Last month the speaker at MACC identified a justice issue that leaves some women released from prison with things stacked against her getting her life together and being a member of the community again.  She not only named the problems, but has offered solutions and proposed a transition home which will help address the circumstances which make it difficult for these women without support structures and people to help them when they are released.

She has put feet to her faith and those listening to her indicated they are prepared to help her meet this injustice head on.

You can probably lift many similar stories of living your faith, worshiping, through acts of justice in the places you work, study, and volunteer.

We also worship with all that we are when we answer Jesus’ call to 19 Go therefore and make disciples of all nations, baptizing them in the name of the Father and of the Son and of the Holy Spirit, 20 and teaching them to obey everything that I have commanded you. And remember, I am with you always, to the end of the age.”

I suspect many are afraid of the Evangelism word.  Not sure what to say or do.
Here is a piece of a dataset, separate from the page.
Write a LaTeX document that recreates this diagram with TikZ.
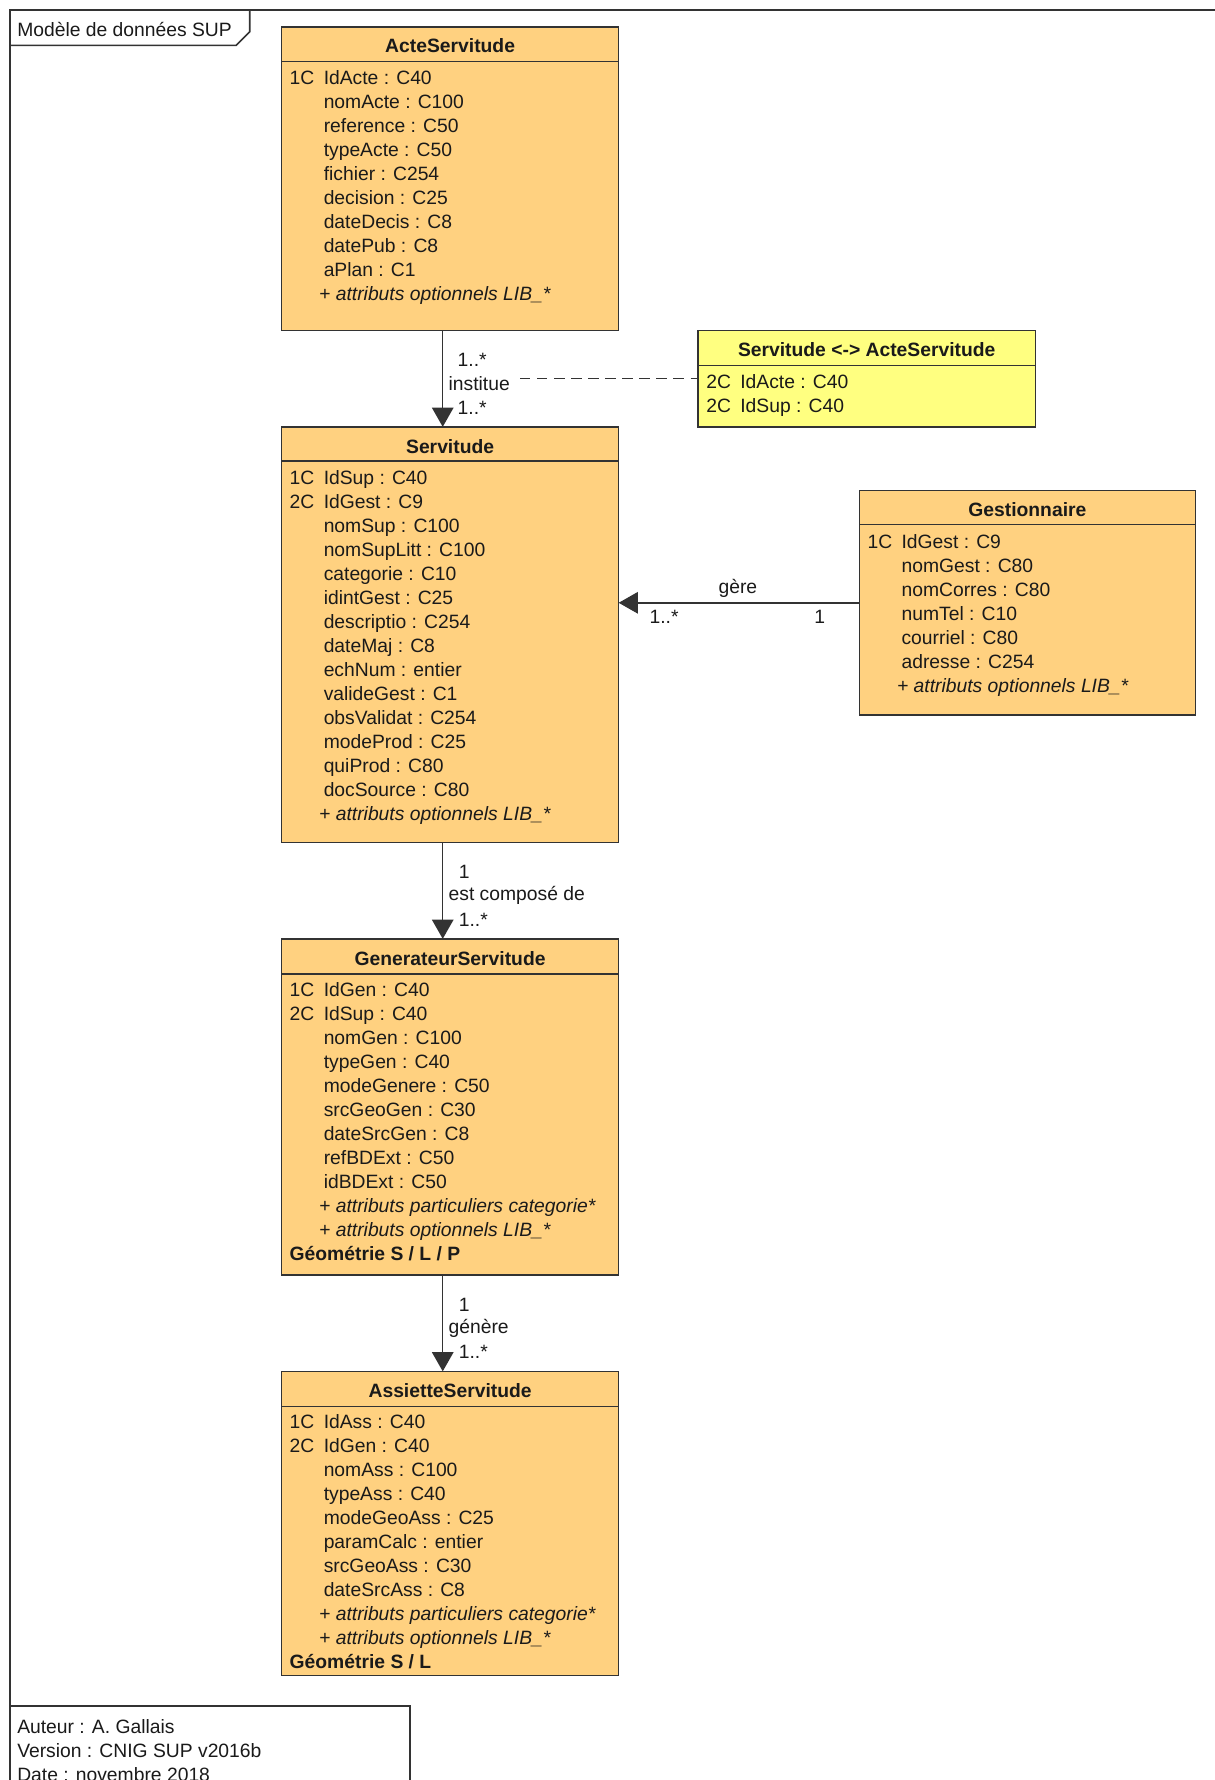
\documentclass[tikz,border=0pt]{standalone}
\usepackage{fontspec}
\setmainfont{Liberation Sans}
\usetikzlibrary{arrows.meta}
\definecolor{umlorange}{HTML}{FFD180}
\definecolor{umlyellow}{HTML}{FFFF80}
\definecolor{linec}{HTML}{333333}
\definecolor{txtc}{HTML}{1A1A1A}
\newcommand\attrfont{\fontsize{17}{21}\selectfont}
\newcommand\titlefont{\fontsize{17}{21}\selectfont\bfseries}
\newcommand\pkey[1]{\makebox[30pt][l]{#1}}
\newcommand\indA{\hspace*{30pt}}
\newcommand\optattr[1]{\hspace*{26pt}\textit{#1}}
\newcommand\attrlist[4]{\foreach \atxt [count=\i from 0] in {#4} {\node[attr] (#1-\i) at (#2,{#3+21.15*\i}) {\atxt};}}
\tikzset{
  ln/.style={draw=linec, line width=1.4pt},
  frameln/.style={draw=linec, line width=1.8pt},
  cls/.style={ln, fill=umlorange, anchor=north west, inner sep=0pt, outer sep=0pt},
  assoccls/.style={cls, fill=umlyellow},
  ttl/.style={font=\titlefont, text=txtc, anchor=center, inner sep=0pt},
  attr/.style={font=\attrfont, text=txtc, anchor=base west, inner sep=0pt},
  lbl/.style={font=\attrfont, text=txtc, anchor=west, inner sep=0pt},
  assoc/.style={draw=linec, line width=1.3pt, -{Triangle[width=19pt,length=17pt]}},
  linkdash/.style={draw=linec, line width=1.3pt, dash pattern=on 9pt off 6pt},
}
\begin{document}
\begin{tikzpicture}[x=1pt,y=-1pt]
\useasboundingbox (0,0) rectangle (1070,1568);
\fill[white] (0,0) rectangle (1070,1568);

% frame
\draw[frameln] (1075,9) -- (9,9) -- (9,1575);
\draw[ln] (9,40) -- (208,40) -- (220,28) -- (220,9);
\node[lbl] (frametitle) at (15,26) {Modèle de données SUP};

% ActeServitude
\node[cls, minimum width=297pt, minimum height=267pt] (acte) at (248,24) {};
\draw[ln] ([yshift=-30pt]acte.north west) -- ([yshift=-30pt]acte.north east);
\node[ttl] (acte-t) at ([yshift=-16pt]acte.north) {ActeServitude};
\attrlist{acte}{255}{74.5}{\pkey{1C}IdActe : C40, \indA nomActe : C100, \indA reference : C50, \indA typeActe : C50, \indA fichier : C254, \indA decision : C25, \indA dateDecis : C8, \indA datePub : C8, \indA aPlan : C1, \optattr{+ attributs optionnels LIB\_*}}

% association class
\node[assoccls, minimum width=297pt, minimum height=85pt] (assocc) at (615,291) {};
\draw[ln] ([yshift=-31pt]assocc.north west) -- ([yshift=-31pt]assocc.north east);
\node[ttl] (assocc-t) at ([yshift=-17pt]assocc.north) {Servitude <-> ActeServitude};
\attrlist{assocc}{622}{342.5}{\pkey{2C}IdActe : C40, \pkey{2C}IdSup : C40}

% Servitude
\node[cls, minimum width=297pt, minimum height=366pt] (serv) at (248,376) {};
\draw[ln] ([yshift=-30pt]serv.north west) -- ([yshift=-30pt]serv.north east);
\node[ttl] (serv-t) at ([yshift=-17pt]serv.north) {Servitude};
\attrlist{serv}{255}{426.5}{\pkey{1C}IdSup : C40, \pkey{2C}IdGest : C9, \indA nomSup : C100, \indA nomSupLitt : C100, \indA categorie : C10, \indA idintGest : C25, \indA descriptio : C254, \indA dateMaj : C8, \indA echNum : entier, \indA valideGest : C1, \indA obsValidat : C254, \indA modeProd : C25, \indA quiProd : C80, \indA docSource : C80, \optattr{+ attributs optionnels LIB\_*}}

% Gestionnaire
\node[cls, minimum width=296pt, minimum height=198pt] (gest) at (757,432) {};
\draw[ln] ([yshift=-30pt]gest.north west) -- ([yshift=-30pt]gest.north east);
\node[ttl] (gest-t) at ([yshift=-17pt]gest.north) {Gestionnaire};
\attrlist{gest}{764}{483}{\pkey{1C}IdGest : C9, \indA nomGest : C80, \indA nomCorres : C80, \indA numTel : C10, \indA courriel : C80, \indA adresse : C254, \optattr{+ attributs optionnels LIB\_*}}

% GenerateurServitude
\node[cls, minimum width=297pt, minimum height=296pt] (gen) at (248,827) {};
\draw[ln] ([yshift=-31pt]gen.north west) -- ([yshift=-31pt]gen.north east);
\node[ttl] (gen-t) at ([yshift=-17pt]gen.north) {GenerateurServitude};
\attrlist{gen}{255}{877.5}{\pkey{1C}IdGen : C40, \pkey{2C}IdSup : C40, \indA nomGen : C100, \indA typeGen : C40, \indA modeGenere : C50, \indA srcGeoGen : C30, \indA dateSrcGen : C8, \indA refBDExt : C50, \indA idBDExt : C50, \optattr{+ attributs particuliers categorie*}, \optattr{+ attributs optionnels LIB\_*}, \textbf{Géométrie S / L / P}}

% AssietteServitude
\node[cls, minimum width=297pt, minimum height=268pt] (ass) at (248,1208) {};
\draw[ln] ([yshift=-31pt]ass.north west) -- ([yshift=-31pt]ass.north east);
\node[ttl] (ass-t) at ([yshift=-17pt]ass.north) {AssietteServitude};
\attrlist{ass}{255}{1258.5}{\pkey{1C}IdAss : C40, \pkey{2C}IdGen : C40, \indA nomAss : C100, \indA typeAss : C40, \indA modeGeoAss : C25, \indA paramCalc : entier, \indA srcGeoAss : C30, \indA dateSrcAss : C8, \optattr{+ attributs particuliers categorie*}, \optattr{+ attributs optionnels LIB\_*}, \textbf{Géométrie S / L}}

% associations
\draw[assoc] ([xshift=-6.5pt]acte.south) -- ([xshift=-6.5pt]serv.north);
\node[lbl] (inst-m1) at (403,317) {1..*};
\node[lbl] (inst) at (395,338) {institue};
\node[lbl] (inst-m2) at (403,359) {1..*};
\draw[linkdash] ([xshift=9pt]inst.east |- assocc.west) -- (assocc.west);

\draw[assoc] (gest.west) -- (gest.west -| serv.east);
\node[lbl, anchor=center] (gere) at (650,518) {gère};
\node[lbl] (gere-m1) at (572,543) {1..*};
\node[lbl, anchor=center] (gere-m2) at (722,543) {1};

\draw[assoc] ([xshift=-6.5pt]serv.south) -- ([xshift=-6.5pt]gen.north);
\node[lbl] (comp-m1) at (404,768) {1};
\node[lbl] (comp) at (395,789) {est composé de};
\node[lbl] (comp-m2) at (404,810) {1..*};

\draw[assoc] ([xshift=-6.5pt]gen.south) -- ([xshift=-6.5pt]ass.north);
\node[lbl] (genr-m1) at (404,1149) {1};
\node[lbl] (genr) at (395,1170) {génère};
\node[lbl] (genr-m2) at (404,1191) {1..*};

% footer
\draw[ln] (9,1503) -- (361,1503) -- (361,1580);
\node[lbl] (auteur) at (15,1521) {Auteur : A. Gallais};
\node[lbl] (version) at (15,1542) {Version : CNIG SUP v2016b};
\node[lbl] (date) at (15,1563) {Date : novembre 2018};
\end{tikzpicture}
\end{document}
Jesus reminds us we are not alone.  We don’t do these things by our own power. It is only by the power of God working through the Holy Spirit that we are enabled to respond to Jesus’ commission on our lives.

It is through the power of the Spirit that Jesus stays with us to help us, giving us the right words and teaching us the right way to bring his good news to the people we meet.

It can be as simple as sitting down with a co-worker who is having a bad day and genuinely listening.

You answer the call when you take food to the hungry, visit the sick and those in prison.

You answer the call every time the way you live is worshiping God in love, disciplined, and seeking Justice.  You may never need to say a word.  Your life is the witness.

It isn’t our job as Christians to convert a heart. That is God’s job. Our job is to share our faith in such a way that we communicate the joy and passion we have for being disciples of Jesus Christ.

We go and take God’s love into the world because God first loved us, and we want to others to know that feeling of assurance.

We give our testimony in words and actions because we can’t help but want to share it with others! We don’t worship God in order to feed our own needs. We live our lives as an ongoing act of worshiping God our Creator, Redeemer, and Sustainer![4]

You are the laity, you are called to the work of mission or ministry.  I invite you to celebrate and embrace that ministry.  As you worship with your entire being, others will see the difference in your life and be drawn to the joy and peace following Jesus brings.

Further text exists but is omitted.